Synthesis-algorithm for 3NF

2019-07-09 04:28发布

I'm learning about databases and obviously I have to deal with normalforms. Now I came up with this very simple example; given a relation R with attributes {A, B, C} and functional dependencies {A,B -> C , A -> C}.

The candidate key K for this relation has to be {A, B} (not going into how to find candidate keys). The relation is not in 2NF since the non-key attribute C only depends on A which is a proper subset of K. (I assume 1NF is given even though I can not know the domains of the attributes).

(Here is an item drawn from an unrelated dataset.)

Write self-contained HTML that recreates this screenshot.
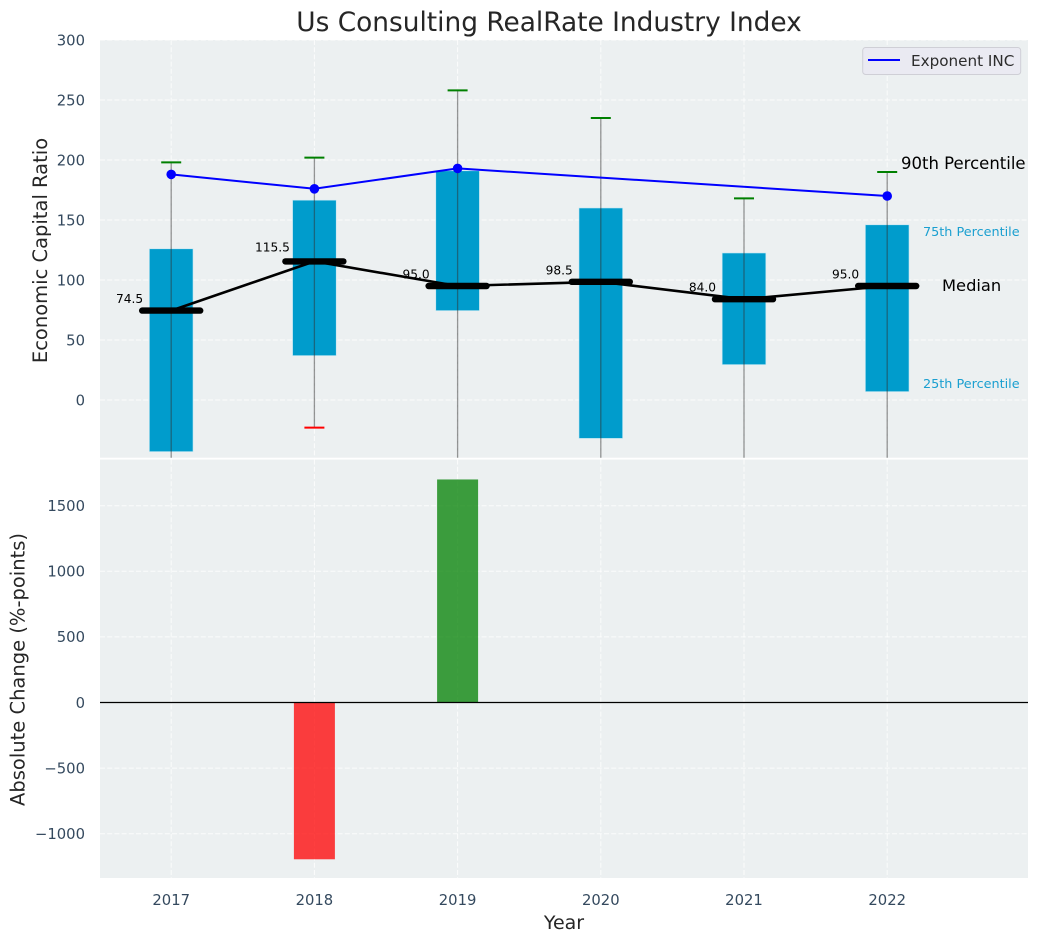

Now to get to 3NF I'll have to use the synthesis-algorithm, so I first find the canonical set of the functional dependencies which would be {A -> C} (also not going into how to find the canonical set). Now to get relations in 3NF I form the new relation R1 which contains attributes {A,C}. Since K is not contained in R1 I have to make a new relation R2 which contains one of the candidate keys (here K).

This leads to the two relations R1 (A,C) and R2 (A,B) and I am done since both R1 and R2 are in 3NF.

Is my working correct? Is there anything else I have to be aware of? Thanks a lot for any suggestions!

EDIT: As a comment pointed out my example is faulty. It would be right with a slightly different relation though, namely R (A,B,C,D) with FD's {A,B -> C, B -> D} .. I'll not go through the rest again since I think I did the algorithm correctly even though the example was false.

1条回答
劫难
2楼-- · 2019-07-09 04:37

given a relation R with attributes {A, B, C} and functional dependencies {A,B -> C , A -> C}

Be explicit that you are addressing non-trivial FDs. R also has FD A,B,C -> C, but it's trivial. Always be explicit about just what FDs you are giving. Eg a canonical/minimal cover or all the non-trivial FDs or a cover or just some FDs that you know hold although other non-trivial ones might too, whichever is the case. You probably aren't ever doing the latter, because in general you won't be giving enough information to determine CKs and further normalize.

The relation is not in 2NF since the non-key attribute C only depends on A which is a proper subset of K.

Drop the "only". It makes the statement unclear and if you mean C doesn't depend on A,B then you are mistaken.

(I assume 1NF is given even though I can not know the domains of the attributes).

The domains are irrelevant. I suppose you are worried that domains might involve "repeating groups" and/or "non-atomic values". This is based on received non-wisdom. Normalization to higher normal forms is independent of domains.

By definition, a relation's tuple's attribute has a value from a domain. Re: "repeating groups": It can't have any, that's something from pre-relational databases. Re "non-atomic": Codd defined relations as able to have relation-valued domains. He pointed out that the only way that a value could be considered (in the everyday sense) non-atomic in a relational context was to be relation-valued. Ie he defined "atomic" in a relational context to mean not a relation. He defined "normalized" to mean having no relation-valued (ie non-atomic) attributes. (All this in 1970.) Later he defined "1NF" as normalized. And developed "2NF" & "3NF". Then (after Kent & with Boyce) "BCNF". So his use of these terms assumed no relation-valued domains.

But normalization theory is presented independent of domains. Ie it's considered to just be decomposition per problematic JDs. So "1NF" also gets used for just being a relation. And the other "NFs" get used without regard to domains. (Although if there are relation-valued domains then there can be constraints different from but similar to FDs & JDs that cause different but similar anomalies, and that cause constraints and anomalies in components even after decomposition per all problematic JDs.) Regardless of whether a relation has relation-valued domains and regardless of what one means by "1NF" or "normalized" or "normalization", the decomposition procedure you're following to remove problematic JDs from problematic FDs to what you're calling 3NF is independent of domains.

As a comment pointed out my example is faulty.

That comment:

Your example is stated incorrectly. Either C depends on A and B, or it depends on A only. – Lorenzo Gatti

The comment is wrong. C depends on A and B and it depends on A only. Because A -> C implies A,B -> C.